Fluke: Or, I Know Why the Winged Whale Sings

by Christopher Moore

3 out of 5 stars ★ ★ ★ ☆ ☆

Reviewed .

Shelved under

This is my second Christopher Moore novel, the first being Fool. I'm still getting a handle on Moore's style and how to gauge him, but I don't think I'm off when I say that Fluke is not one of his better works. Sure, it has that distinctive sense of zaniness that any Moore fan comes to expect; you won't be disappointed if you read this book. Yet neither the story nor the characters are as entertaining as Fool's. The jokes are there, but they're less cohesive; they're funny moments that fail to form up into a single, hilarious book.

Not sure how to review this one. It's not as deliciously quotable as Fool was, so I can't just string together a bunch of quotations, call them witty, and try to pass that off as a review. Nope, I actually have to talk about the plot. You have been warned.

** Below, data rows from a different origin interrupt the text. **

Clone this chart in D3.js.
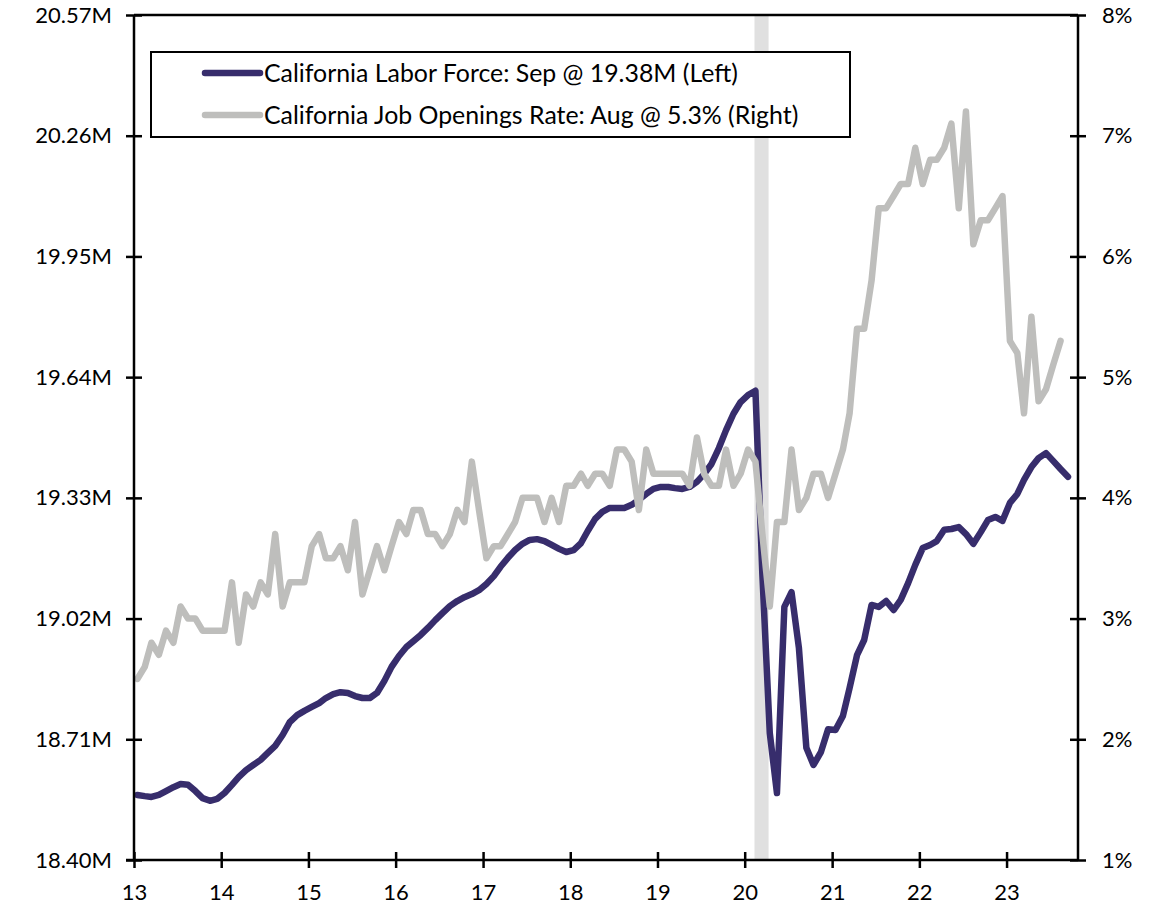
<!DOCTYPE html>
<html>
<head>
<meta charset="utf-8">
<script src="https://cdn.jsdelivr.net/npm/d3@7"></script>
<style>
  html, body { margin: 0; padding: 0; background: #ffffff; }
  svg { display: block; }
  text { font-family: Lato, "Open Sans", "Liberation Sans", sans-serif; fill: #000; }
</style>
</head>
<body>
<svg id="chart" width="1165" height="907"></svg>
<script>
// California labor force, millions, monthly Jan 2013 – Sep 2023
const laborForce = [
  18.567, 18.564, 18.562, 18.567, 18.577, 18.587, 18.595, 18.593, 18.577, 18.559, 18.552, 18.557,
  18.572, 18.593, 18.613, 18.631, 18.644, 18.657, 18.675, 18.693, 18.721, 18.754, 18.772, 18.783,
  18.793, 18.803, 18.816, 18.826, 18.831, 18.829, 18.821, 18.816, 18.816, 18.829, 18.860, 18.896,
  18.924, 18.947, 18.962, 18.978, 18.996, 19.016, 19.034, 19.052, 19.065, 19.075, 19.083, 19.093,
  19.109, 19.129, 19.153, 19.176, 19.196, 19.212, 19.222, 19.224, 19.219, 19.209, 19.199, 19.191,
  19.196, 19.214, 19.245, 19.276, 19.294, 19.304, 19.304, 19.304, 19.312, 19.325, 19.340, 19.353,
  19.358, 19.358, 19.355, 19.353, 19.358, 19.371, 19.391, 19.417, 19.458, 19.504, 19.546, 19.576,
  19.594, 19.605, 19.132, 18.726, 18.572, 19.050, 19.088, 18.944, 18.688, 18.644, 18.677, 18.736,
  18.734, 18.770, 18.842, 18.926, 18.965, 19.055, 19.050, 19.065, 19.042, 19.068, 19.111, 19.158,
  19.201, 19.209, 19.219, 19.248, 19.250, 19.255, 19.237, 19.212, 19.242, 19.273, 19.281, 19.271,
  19.317, 19.340, 19.376, 19.409, 19.432, 19.445, 19.425, 19.404, 19.384
];

// California job openings rate, %, monthly Jan 2013 – Aug 2023
const jobOpeningsRate = [
  2.5, 2.6, 2.8, 2.7, 2.9, 2.8, 3.1, 3.0, 3.0, 2.9, 2.9, 2.9,
  2.9, 3.3, 2.8, 3.2, 3.1, 3.3, 3.2, 3.7, 3.1, 3.3, 3.3, 3.3,
  3.6, 3.7, 3.5, 3.5, 3.6, 3.4, 3.8, 3.2, 3.4, 3.6, 3.4, 3.6,
  3.8, 3.7, 3.9, 3.9, 3.7, 3.7, 3.6, 3.7, 3.9, 3.8, 4.3, 3.9,
  3.5, 3.6, 3.6, 3.7, 3.8, 4.0, 4.0, 4.0, 3.8, 4.0, 3.8, 4.1,
  4.1, 4.2, 4.1, 4.2, 4.2, 4.1, 4.4, 4.4, 4.3, 3.9, 4.4, 4.2,
  4.2, 4.2, 4.2, 4.2, 4.1, 4.5, 4.2, 4.1, 4.1, 4.4, 4.1, 4.2,
  4.4, 4.3, 3.7, 3.1, 3.8, 3.8, 4.4, 3.9, 4.0, 4.2, 4.2, 4.0,
  4.2, 4.4, 4.7, 5.4, 5.4, 5.8, 6.4, 6.4, 6.5, 6.6, 6.6, 6.9,
  6.6, 6.8, 6.8, 6.9, 7.1, 6.4, 7.2, 6.1, 6.3, 6.3, 6.4, 6.5,
  5.3, 5.2, 4.7, 5.5, 4.8, 4.9, 5.1, 5.3
];

const leftTicks = [18.40, 18.71, 19.02, 19.33, 19.64, 19.95, 20.26, 20.57];
const rightTicks = [1, 2, 3, 4, 5, 6, 7, 8];
const yearTicks = [2013, 2014, 2015, 2016, 2017, 2018, 2019, 2020, 2021, 2022, 2023];
const recessionSpan = ["2020-02-11", "2020-04-10"];
const legendLabels = [
  "California Labor Force: Sep @ 19.38M (Left)",
  "California Job Openings Rate: Aug @ 5.3% (Right)"
];

const COLOR_LF = "#372d6c";
const COLOR_JO = "#bebebc";
const COLOR_SHADE = "#e0e0e0";

const svg = d3.select("#chart");
const plot = { left: 134, right: 1078, top: 15, bottom: 860 };

// monthly observations plotted mid-month
const monthDate = i => new Date(2013, i, 15);

const x = d3.scaleTime()
  .domain([new Date(2013, 0, 1), new Date(2023, 9, 27)])
  .range([plot.left, plot.right]);
const yLeft = d3.scaleLinear().domain([18.40, 20.57]).range([plot.bottom, plot.top]);
const yRight = d3.scaleLinear().domain([1, 8]).range([plot.bottom, plot.top]);

// recession shading
const parse = d3.timeParse("%Y-%m-%d");
svg.append("rect")
  .attr("x", x(parse(recessionSpan[0])))
  .attr("y", plot.top)
  .attr("width", x(parse(recessionSpan[1])) - x(parse(recessionSpan[0])))
  .attr("height", plot.bottom - plot.top)
  .attr("fill", COLOR_SHADE);

// series lines
const lfLine = d3.line()
  .x((d, i) => x(monthDate(i)))
  .y(d => yLeft(d));
const joLine = d3.line()
  .x((d, i) => x(monthDate(i)))
  .y(d => yRight(d));

svg.append("path")
  .datum(laborForce)
  .attr("d", lfLine)
  .attr("fill", "none")
  .attr("stroke", COLOR_LF)
  .attr("stroke-width", 6.5)
  .attr("stroke-linejoin", "round")
  .attr("stroke-linecap", "round");

svg.append("path")
  .datum(jobOpeningsRate)
  .attr("d", joLine)
  .attr("fill", "none")
  .attr("stroke", COLOR_JO)
  .attr("stroke-width", 6.5)
  .attr("stroke-linejoin", "round")
  .attr("stroke-linecap", "round");

// axes
const axisStroke = 2.5;
const tickHalf = 8;
const fontSize = 22;

const leftAxis = d3.axisLeft(yLeft)
  .tickValues(leftTicks)
  .tickSizeInner(tickHalf)
  .tickSizeOuter(0)
  .tickPadding(14)
  .tickFormat(d => d3.format(".2f")(d) + "M");

const gL = svg.append("g").attr("transform", `translate(${plot.left},0)`).call(leftAxis);

const rightAxis = d3.axisRight(yRight)
  .tickValues(rightTicks)
  .tickSizeInner(tickHalf)
  .tickSizeOuter(0)
  .tickPadding(16)
  .tickFormat(d => d + "%");

const gR = svg.append("g").attr("transform", `translate(${plot.right},0)`).call(rightAxis);

const bottomAxis = d3.axisBottom(x)
  .tickValues(yearTicks.map(yv => new Date(yv, 0, 1)))
  .tickSizeInner(tickHalf)
  .tickSizeOuter(0)
  .tickPadding(22)
  .tickFormat(d3.timeFormat("%y"));

const gB = svg.append("g").attr("transform", `translate(0,${plot.bottom})`).call(bottomAxis);

[gL, gR, gB].forEach(g => {
  g.select(".domain").remove();
  g.selectAll(".tick line").attr("stroke", "#000").attr("stroke-width", axisStroke);
  g.selectAll(".tick text")
    .attr("fill", "#000")
    .style("font-family", "Lato, 'Open Sans', sans-serif")
    .style("font-size", fontSize + "px");
});

// ticks cross the axis lines
gL.selectAll(".tick line").attr("x1", tickHalf).attr("x2", -tickHalf);
gR.selectAll(".tick line").attr("x1", -tickHalf).attr("x2", tickHalf);
gB.selectAll(".tick line").attr("y1", -tickHalf).attr("y2", tickHalf);
gL.selectAll(".tick text").attr("x", -22);
gR.selectAll(".tick text").attr("x", 24);
gB.selectAll(".tick text").attr("y", 24);

// frame: left, right, bottom and top lines
const frame = svg.append("g").attr("stroke", "#000").attr("stroke-width", axisStroke).attr("fill", "none");
frame.append("line").attr("x1", plot.left).attr("x2", plot.left).attr("y1", plot.top).attr("y2", plot.bottom);
frame.append("line").attr("x1", plot.right).attr("x2", plot.right).attr("y1", plot.top).attr("y2", plot.bottom);
frame.append("line").attr("x1", plot.left - tickHalf).attr("x2", plot.right).attr("y1", plot.bottom).attr("y2", plot.bottom);
frame.append("line").attr("x1", plot.left).attr("x2", plot.right).attr("y1", plot.top).attr("y2", plot.top);

// legend
const legend = svg.append("g");
legend.append("rect")
  .attr("x", 151).attr("y", 52)
  .attr("width", 699).attr("height", 85)
  .attr("fill", "#fff")
  .attr("stroke", "#000")
  .attr("stroke-width", 2);

const legendRows = [
  { label: legendLabels[0], color: COLOR_LF, y: 73 },
  { label: legendLabels[1], color: COLOR_JO, y: 115 }
];

legendRows.forEach(r => {
  legend.append("line")
    .attr("x1", 205).attr("x2", 260)
    .attr("y1", r.y).attr("y2", r.y)
    .attr("stroke", r.color)
    .attr("stroke-width", 6.5)
    .attr("stroke-linecap", "round");
});

const legendTexts = legend.selectAll("text.leg")
  .data(legendRows)
  .join("text")
  .attr("class", "leg")
  .attr("x", 264)
  .attr("y", d => d.y)
  .attr("dy", "0.36em")
  .style("font-size", "21px")
  .text(d => d.label);

// size the legend font so the first entry spans its row
const targetWidth = 474;
const measured = legendTexts.nodes()[0].getComputedTextLength();
if (measured > 0) {
  const fs = 21 * targetWidth / measured;
  legendTexts.style("font-size", fs.toFixed(2) + "px");
}
</script>
</body>
</html>
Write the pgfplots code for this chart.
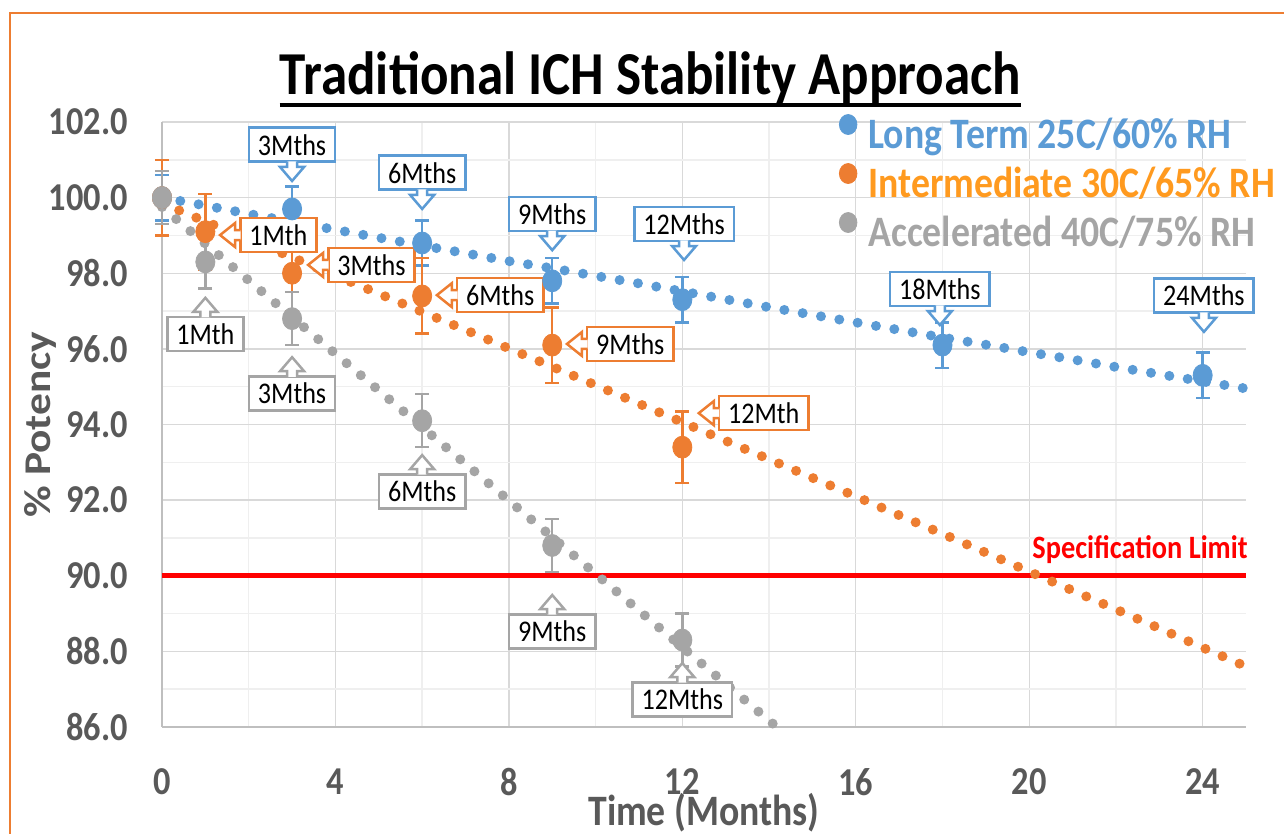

The plot of Fluke develops slowly, giving you time to grow accustomed to the persnickety research team and its supporting cast. It doesn't really jumpstart until Nate gets swallowed by a whale (literally), at which point the whale semen hits the Zodiac raft and the story goes into overdrive. There's a definite need for suspension of disbelief, as Moore strays over the boundary of improbable to implausible. But it's hard not to be seduced by the mystery Moore manifests. Who built the whale ships? Are the whale-men a result of natural evolution, or were they created by someone or something? What's up with the requests for pastrami on rye? Will Nate hook up with Amy?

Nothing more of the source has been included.